A good man values his reputation.
A good man isn’t good without reason; he has a strong character, built upon his core values and principles. Irrespective of the situation, a good man will possess strength of character. He won't want his reputation to be tarnished. He cares for his honor and doesn't want to be the sort of person who breaks his given word or deceives. Being labeled as a cheater is not just about romantic life; it permeates his entire character and makes people look at him differently. If he would turn your back and betray the person he claims he loves; how are people with lesser connections with him supposed to take your word for anything?
A good man doesn’t hurt women
A good man would never hurt the woman he loves. Cheating is a selfish act that shows you putting yourself before someone you supposedly love. He loves and cares for her as well as those who are closest to her. A good man doesn’t abuse women; and cheating amounts to emotional abuse. He certainly will be devastated to see the distress in his partner’s eyes once she finds out the man she trusted to have her back, was a cheater. He understands that while it’s important to maintain himself and keep himself happy, it’s doubly important to make those around him happier still. Hurting her would be hurting himself – and that is something no good man would choose to do.
A good man will never turn his back on a friend.

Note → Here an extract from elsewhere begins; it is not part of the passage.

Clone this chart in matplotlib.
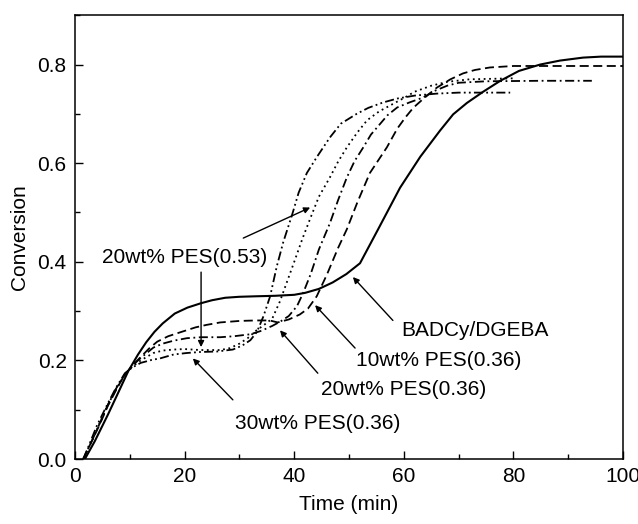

In a happy, healthy relationship – you are not only lovers, but friends. Best friends. You are each other’s support systems, teammates, and confidants. A good man will never sacrifice a friendship, especially with his best friend. A good man will never betray a friend, let alone a best friend.
A good man doesn’t even have time to cheat.
A good man stays faithful. A healthy, productive man generally has a full life, with work, home, friends, and hobbies that leave behind no time to cheat. If he's living his life properly, he should be a pretty busy man. An idle mind is a devil’s workshop, which explains why men cheat when they don’t have much to do. But this isn’t a problem with a good man, and his mind is too occupied with positive thoughts to stray into the darker side. If he was less busy or had more time he would be using that time to find new ways to love the woman he already has. The woman he sees as an extension of himself. That’s why a good man doesn’t have the time to cheat, because the time he does have is dedicated to the woman he loves. Any time that he does have spare, should be spent with you or trying to do things to make himself a better man, not a worse one.
He accepts responsibility
Well, real men understand that these are just that – excuses, and not reasons to validate an act like cheating. He is a man who is used to taking responsibility for his actions at home and work, and he knows that should he cheat, it would be completely his fault and no one else’s.
Cheating is not an accident. It requires the same process that any seduction would – an initial meeting, flirting, maybe some exchanging of information, an invitation, an acceptance of said invitation, and then finally the act itself. There are countless chances for a man to say “sorry, I’m in a relationship,” which is exactly what a good man who is truly committed to you will do. If you look through the list again, you’ll see that these reasons aren’t temporary personality quirks; they are based on deep rooted value systems that aren’t going to change in a hurry. A good man won't cheat because he values integrity, trust, loyalty and commitment. To cheat on someone is to betray them, and disrespect them in a very profound way.